WHAT YOU HAVE TO DO
The listing below should be printed exactly, every line of it. Skip the pictures.
# # #
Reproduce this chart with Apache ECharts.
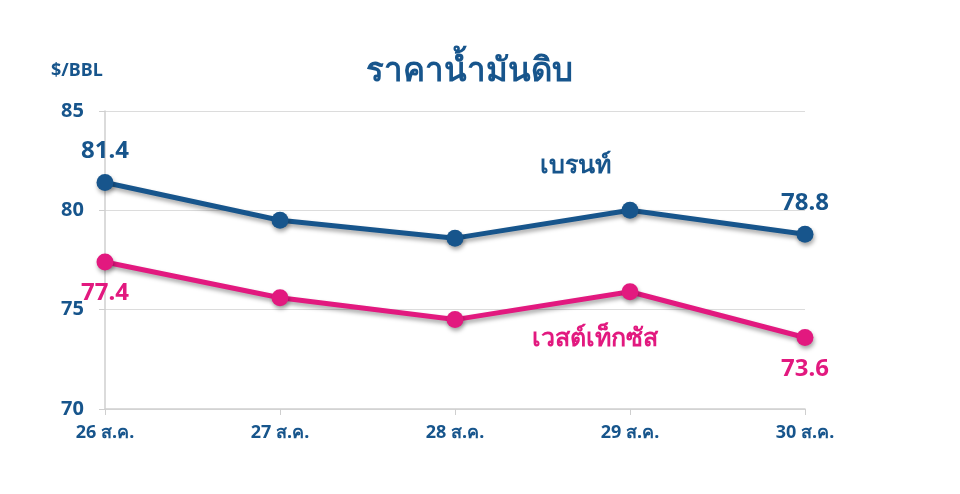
<!DOCTYPE html>
<html><head><meta charset="utf-8">
<script src="https://cdn.jsdelivr.net/npm/echarts@6/dist/echarts.min.js"></script>
<style>html,body{margin:0;padding:0;background:#fff}#c{width:960px;height:494px}</style>
</head><body><div id="c"></div>
<script>
var categories = ['26 ส.ค.', '27 ส.ค.', '28 ส.ค.', '29 ส.ค.', '30 ส.ค.'];
var brent = [81.4, 79.5, 78.6, 80.0, 78.8];
var wti = [77.4, 75.6, 74.5, 75.9, 73.6];
var yTicks = [70, 75, 80, 85];
var brentName = 'เบรนท์';
var wtiName = 'เวสต์เท็กซัส';

var BLUE = '#17558c', PINK = '#e2197f';
var FONT = '"Noto Sans", "Open Sans", sans-serif';

function withEndLabels(arr, color, pos) {
  return arr.map(function (v, i) {
    var o = { value: v };
    if (i === 0 || i === arr.length - 1) {
      o.label = { show: true, position: pos, distance: 11, color: color, fontSize: 24, fontWeight: 'bold', fontFamily: FONT };
    }
    return o;
  });
}

var chart = echarts.init(document.getElementById('c'));
chart.setOption({
  animation: false,
  title: { text: 'ราคาน้ำมันดิบ', left: 464, top: 50, textAlign: 'center',
    textStyle: { color: BLUE, fontSize: 33, fontWeight: 'bold', fontFamily: FONT } },
  grid: { left: 105, right: 155, top: 111, bottom: 85 },
  graphic: [
    { type: 'text', left: 51, top: 62, style: { text: '$/BBL', fill: BLUE, font: 'bold 18px ' + FONT } },
    { type: 'text', left: 540, top: 153, style: { text: brentName, fill: BLUE, font: 'bold 25px ' + FONT } },
    { type: 'text', left: 532, top: 326, style: { text: wtiName, fill: PINK, font: 'bold 25px ' + FONT } }
  ],
  xAxis: {
    type: 'category', data: categories, boundaryGap: false,
    axisLine: { lineStyle: { color: '#cfcfcf', width: 1.5 } },
    axisTick: { show: true, alignWithLabel: true, length: 6, lineStyle: { color: '#cfcfcf' } },
    axisLabel: { color: BLUE, fontSize: 18, fontWeight: 'bold', fontFamily: FONT, margin: 15 }
  },
  yAxis: {
    type: 'value', min: yTicks[0], max: yTicks[yTicks.length - 1], interval: 5,
    axisLine: { show: true, lineStyle: { color: '#cfcfcf', width: 1.5 } },
    axisTick: { show: true, length: 6, lineStyle: { color: '#cfcfcf' } },
    splitLine: { lineStyle: { color: '#dcdcdc', width: 1 } },
    axisLabel: { color: BLUE, fontSize: 20, fontWeight: 'bold', fontFamily: FONT, margin: 21 }
  },
  series: [
    { type: 'line', name: brentName, data: withEndLabels(brent, BLUE, 'top'),
      symbol: 'circle', symbolSize: 17,
      lineStyle: { color: BLUE, width: 5, shadowColor: 'rgba(0,0,0,0.35)', shadowBlur: 4, shadowOffsetY: 3, shadowOffsetX: 1 },
      itemStyle: { color: BLUE, shadowColor: 'rgba(0,0,0,0.35)', shadowBlur: 4, shadowOffsetY: 3, shadowOffsetX: 1 } },
    { type: 'line', name: wtiName, data: withEndLabels(wti, PINK, 'bottom'),
      symbol: 'circle', symbolSize: 17,
      lineStyle: { color: PINK, width: 5, shadowColor: 'rgba(0,0,0,0.35)', shadowBlur: 4, shadowOffsetY: 3, shadowOffsetX: 1 },
      itemStyle: { color: PINK, shadowColor: 'rgba(0,0,0,0.35)', shadowBlur: 4, shadowOffsetY: 3, shadowOffsetX: 1 } }
  ]
});
</script></body></html>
# # #
SOLUTION FOR THIS TASK
Reproduce this chart with Apache ECharts.
<!DOCTYPE html>
<html><head><meta charset="utf-8">
<script src="https://cdn.jsdelivr.net/npm/echarts@6/dist/echarts.min.js"></script>
<style>html,body{margin:0;padding:0;background:#fff}#c{width:960px;height:494px}</style>
</head><body><div id="c"></div>
<script>
var categories = ['26 ส.ค.', '27 ส.ค.', '28 ส.ค.', '29 ส.ค.', '30 ส.ค.'];
var brent = [81.4, 79.5, 78.6, 80.0, 78.8];
var wti = [77.4, 75.6, 74.5, 75.9, 73.6];
var yTicks = [70, 75, 80, 85];
var brentName = 'เบรนท์';
var wtiName = 'เวสต์เท็กซัส';

var BLUE = '#17558c', PINK = '#e2197f';
var FONT = '"Noto Sans", "Open Sans", sans-serif';

function withEndLabels(arr, color, pos) {
  return arr.map(function (v, i) {
    var o = { value: v };
    if (i === 0 || i === arr.length - 1) {
      o.label = { show: true, position: pos, distance: 11, color: color, fontSize: 24, fontWeight: 'bold', fontFamily: FONT };
    }
    return o;
  });
}

var chart = echarts.init(document.getElementById('c'));
chart.setOption({
  animation: false,
  title: { text: 'ราคาน้ำมันดิบ', left: 464, top: 50, textAlign: 'center',
    textStyle: { color: BLUE, fontSize: 33, fontWeight: 'bold', fontFamily: FONT } },
  grid: { left: 105, right: 155, top: 111, bottom: 85 },
  graphic: [
    { type: 'text', left: 51, top: 62, style: { text: '$/BBL', fill: BLUE, font: 'bold 18px ' + FONT } },
    { type: 'text', left: 540, top: 153, style: { text: brentName, fill: BLUE, font: 'bold 25px ' + FONT } },
    { type: 'text', left: 532, top: 326, style: { text: wtiName, fill: PINK, font: 'bold 25px ' + FONT } }
  ],
  xAxis: {
    type: 'category', data: categories, boundaryGap: false,
    axisLine: { lineStyle: { color: '#cfcfcf', width: 1.5 } },
    axisTick: { show: true, alignWithLabel: true, length: 6, lineStyle: { color: '#cfcfcf' } },
    axisLabel: { color: BLUE, fontSize: 18, fontWeight: 'bold', fontFamily: FONT, margin: 15 }
  },
  yAxis: {
    type: 'value', min: yTicks[0], max: yTicks[yTicks.length - 1], interval: 5,
    axisLine: { show: true, lineStyle: { color: '#cfcfcf', width: 1.5 } },
    axisTick: { show: true, length: 6, lineStyle: { color: '#cfcfcf' } },
    splitLine: { lineStyle: { color: '#dcdcdc', width: 1 } },
    axisLabel: { color: BLUE, fontSize: 20, fontWeight: 'bold', fontFamily: FONT, margin: 21 }
  },
  series: [
    { type: 'line', name: brentName, data: withEndLabels(brent, BLUE, 'top'),
      symbol: 'circle', symbolSize: 17,
      lineStyle: { color: BLUE, width: 5, shadowColor: 'rgba(0,0,0,0.35)', shadowBlur: 4, shadowOffsetY: 3, shadowOffsetX: 1 },
      itemStyle: { color: BLUE, shadowColor: 'rgba(0,0,0,0.35)', shadowBlur: 4, shadowOffsetY: 3, shadowOffsetX: 1 } },
    { type: 'line', name: wtiName, data: withEndLabels(wti, PINK, 'bottom'),
      symbol: 'circle', symbolSize: 17,
      lineStyle: { color: PINK, width: 5, shadowColor: 'rgba(0,0,0,0.35)', shadowBlur: 4, shadowOffsetY: 3, shadowOffsetX: 1 },
      itemStyle: { color: PINK, shadowColor: 'rgba(0,0,0,0.35)', shadowBlur: 4, shadowOffsetY: 3, shadowOffsetX: 1 } }
  ]
});
</script></body></html>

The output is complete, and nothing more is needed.